The Office of Minority Student Affairs and the Frederick Douglass Institute for African and African- American Studies hosted a welcome reception to introduce incoming freshman and other interested students to both institutions on Sept. 20.

The reception included speeches by OMSA director Norm Burnett and Director of the Frederick Douglass Institute Larry Hudson. Burnett’s speech centered on OMSA’s aim to give students a place to go to connect with other students.

Hudson discussed the Frederick Douglass Institute’s goal to provide a formal major in African American studies, as well as the internships the institute provides.

“Traditional teaching methods are the best way to go,” said Hudson, “but we really like you to get hands-on experience.”

He also presented the Frederick Douglass Undergraduate Prize, given to the individual with the best undergraduate research paper in the field of African and African American studies. This year the award went to senior Amy Shatsoff for her paper “Olaudah Equiano in the Atlantic World.”

The reception also featured a traditional Iroquois Thanksgiving given by Site Director of Ganondagan State Historic Site G. Peter Gemison, and a historic reenactment by Dr. David Anderson, founder of the oral history group akwaaba, which means ‘welcome’ in a dialect of Ghana.

Anderson gave a monologue based on writing by Frederick Douglass concerning his meetings in Rochester with John Brown and Shields Green directly before the Harper’s Ferry incident. The re-enactment brought to life the emotions and conflict Douglass felt about the incident.

Anderson believes it is important UR students be aware of the history that took place so close to the university.

“Every generation needs the lessons of the previous generations,” he said.

Students were impressed with the presentation.

“I really liked the re-enactment,” freshman Megan Jean said. “It was ? wow.”

Other students felt that the reception was a positive way to start the semester. “I was really impressed because they didn’t have this my freshman year,” junior Alexis Leslie said. “This seemed like a good atmosphere, starting the year off on a good note.”

OMSA works as a support service, which promotes diversity and awareness throughout the UR community, and provides diversity training for all its staff members.

OMSA also sponsors the College Diversity Roundtable, an organization that acts as a conduit for thought on diversity issues. It also provides training and resources for those that want to focus on cultural awareness.

Another major aspect of OMSA is its Higher Education Opportunity Program.

“The goal of HEOP is to make an education at a private, independent college available to kids that meet the academic criteria,” OMSA Assistant Director Yvonne Bilinski said.

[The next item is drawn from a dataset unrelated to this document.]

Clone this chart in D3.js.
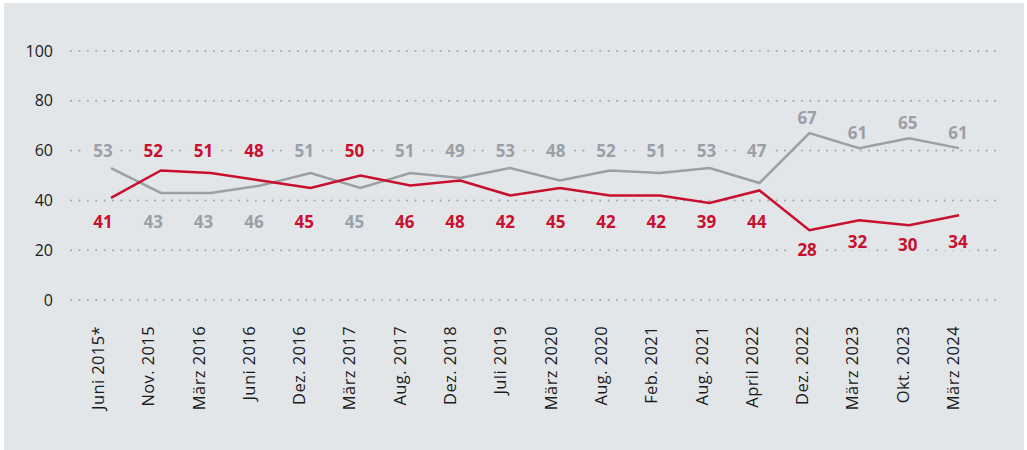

The office also coordinates events that bring in speakers to broaden the cultural horizons of the UR community. This November, Native American musician Tonemah will perform in celebration of Native American heritage month.

The events and services coordinated by OMSA are provided for the entire UR population. “We’re not geared just toward minority students, the programs are for everyone. We do embrace this sense of global community,” said Belinski. “We want to make students’ educational and extracurricular experiences the best it can be, for all students, not just minority students.”